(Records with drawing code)
• • • • •
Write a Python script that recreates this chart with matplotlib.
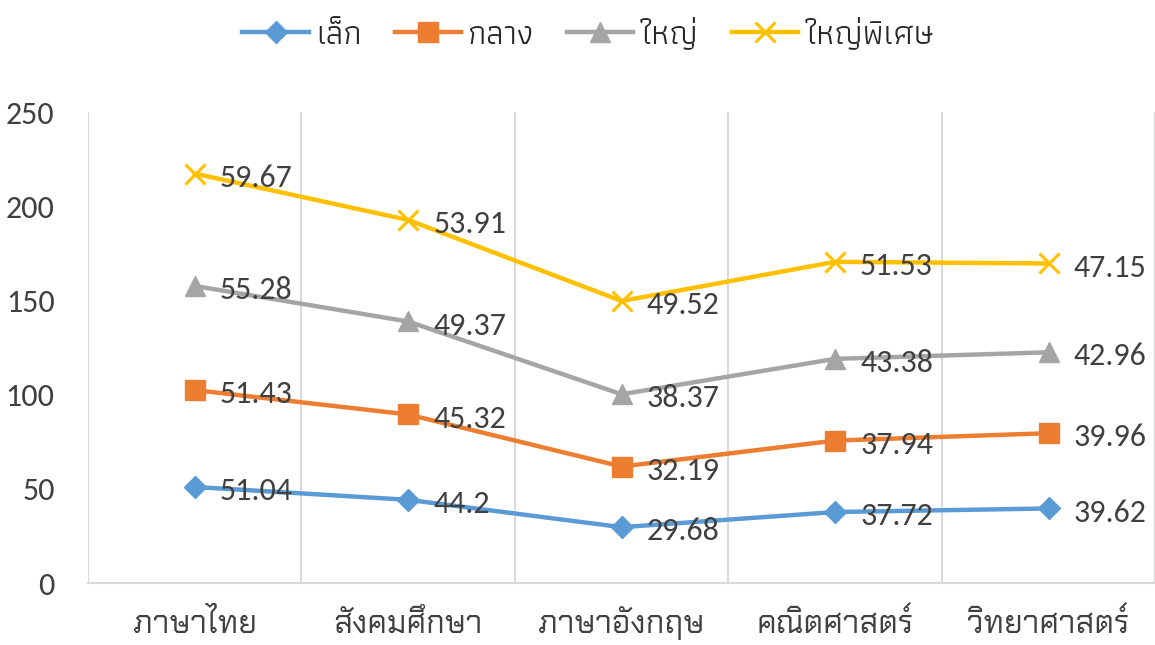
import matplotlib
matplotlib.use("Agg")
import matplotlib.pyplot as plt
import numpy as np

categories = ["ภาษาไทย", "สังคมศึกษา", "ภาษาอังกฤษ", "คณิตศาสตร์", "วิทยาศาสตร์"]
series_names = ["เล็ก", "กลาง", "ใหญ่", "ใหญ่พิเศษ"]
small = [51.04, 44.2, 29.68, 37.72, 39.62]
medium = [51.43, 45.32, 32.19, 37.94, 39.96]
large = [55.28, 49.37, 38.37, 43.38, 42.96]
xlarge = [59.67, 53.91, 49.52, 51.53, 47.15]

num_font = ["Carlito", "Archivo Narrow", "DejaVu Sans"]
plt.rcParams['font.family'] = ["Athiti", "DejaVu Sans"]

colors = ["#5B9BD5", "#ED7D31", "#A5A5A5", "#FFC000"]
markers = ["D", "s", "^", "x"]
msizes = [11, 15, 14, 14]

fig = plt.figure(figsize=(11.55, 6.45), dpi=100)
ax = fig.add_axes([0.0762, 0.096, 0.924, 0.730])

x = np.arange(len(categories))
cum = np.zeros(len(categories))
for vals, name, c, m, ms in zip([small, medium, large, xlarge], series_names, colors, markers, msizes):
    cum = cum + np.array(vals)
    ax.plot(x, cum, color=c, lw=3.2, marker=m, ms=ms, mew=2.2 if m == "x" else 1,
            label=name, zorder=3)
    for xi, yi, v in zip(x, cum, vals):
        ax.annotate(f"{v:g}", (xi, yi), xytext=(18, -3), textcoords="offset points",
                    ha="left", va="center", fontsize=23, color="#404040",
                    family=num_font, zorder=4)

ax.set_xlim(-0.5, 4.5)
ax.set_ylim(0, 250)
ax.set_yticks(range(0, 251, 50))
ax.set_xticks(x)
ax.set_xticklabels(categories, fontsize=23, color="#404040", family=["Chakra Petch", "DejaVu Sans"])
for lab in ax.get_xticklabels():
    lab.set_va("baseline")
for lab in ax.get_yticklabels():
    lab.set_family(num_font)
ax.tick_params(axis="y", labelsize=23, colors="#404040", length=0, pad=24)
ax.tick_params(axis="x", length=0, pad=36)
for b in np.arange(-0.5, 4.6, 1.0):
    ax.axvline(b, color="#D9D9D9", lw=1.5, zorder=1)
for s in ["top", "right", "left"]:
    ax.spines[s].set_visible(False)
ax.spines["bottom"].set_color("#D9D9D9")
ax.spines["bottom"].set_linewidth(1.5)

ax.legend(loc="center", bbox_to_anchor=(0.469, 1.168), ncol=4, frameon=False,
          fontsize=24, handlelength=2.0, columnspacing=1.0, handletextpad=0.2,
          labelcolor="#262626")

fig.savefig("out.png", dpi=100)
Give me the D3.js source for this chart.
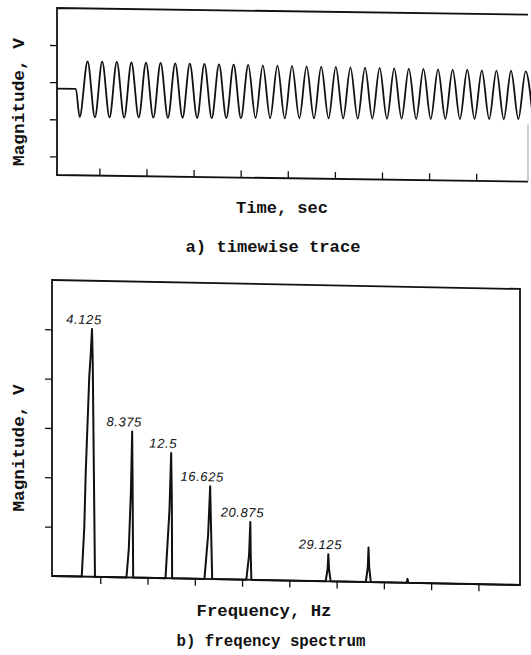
• • • • •
(WHAT TO DO): From the listing, extract all text exactly as given and drop any picture.

(TASK OUTPUT):
Write a Python script that recreates this chart with matplotlib.
import matplotlib
matplotlib.use("Agg")
import matplotlib.pyplot as plt
import numpy as np

categories = ["ภาษาไทย", "สังคมศึกษา", "ภาษาอังกฤษ", "คณิตศาสตร์", "วิทยาศาสตร์"]
series_names = ["เล็ก", "กลาง", "ใหญ่", "ใหญ่พิเศษ"]
small = [51.04, 44.2, 29.68, 37.72, 39.62]
medium = [51.43, 45.32, 32.19, 37.94, 39.96]
large = [55.28, 49.37, 38.37, 43.38, 42.96]
xlarge = [59.67, 53.91, 49.52, 51.53, 47.15]

num_font = ["Carlito", "Archivo Narrow", "DejaVu Sans"]
plt.rcParams['font.family'] = ["Athiti", "DejaVu Sans"]

colors = ["#5B9BD5", "#ED7D31", "#A5A5A5", "#FFC000"]
markers = ["D", "s", "^", "x"]
msizes = [11, 15, 14, 14]

fig = plt.figure(figsize=(11.55, 6.45), dpi=100)
ax = fig.add_axes([0.0762, 0.096, 0.924, 0.730])

x = np.arange(len(categories))
cum = np.zeros(len(categories))
for vals, name, c, m, ms in zip([small, medium, large, xlarge], series_names, colors, markers, msizes):
    cum = cum + np.array(vals)
    ax.plot(x, cum, color=c, lw=3.2, marker=m, ms=ms, mew=2.2 if m == "x" else 1,
            label=name, zorder=3)
    for xi, yi, v in zip(x, cum, vals):
        ax.annotate(f"{v:g}", (xi, yi), xytext=(18, -3), textcoords="offset points",
                    ha="left", va="center", fontsize=23, color="#404040",
                    family=num_font, zorder=4)

ax.set_xlim(-0.5, 4.5)
ax.set_ylim(0, 250)
ax.set_yticks(range(0, 251, 50))
ax.set_xticks(x)
ax.set_xticklabels(categories, fontsize=23, color="#404040", family=["Chakra Petch", "DejaVu Sans"])
for lab in ax.get_xticklabels():
    lab.set_va("baseline")
for lab in ax.get_yticklabels():
    lab.set_family(num_font)
ax.tick_params(axis="y", labelsize=23, colors="#404040", length=0, pad=24)
ax.tick_params(axis="x", length=0, pad=36)
for b in np.arange(-0.5, 4.6, 1.0):
    ax.axvline(b, color="#D9D9D9", lw=1.5, zorder=1)
for s in ["top", "right", "left"]:
    ax.spines[s].set_visible(False)
ax.spines["bottom"].set_color("#D9D9D9")
ax.spines["bottom"].set_linewidth(1.5)

ax.legend(loc="center", bbox_to_anchor=(0.469, 1.168), ncol=4, frameon=False,
          fontsize=24, handlelength=2.0, columnspacing=1.0, handletextpad=0.2,
          labelcolor="#262626")

fig.savefig("out.png", dpi=100)
Give me the D3.js source for this chart.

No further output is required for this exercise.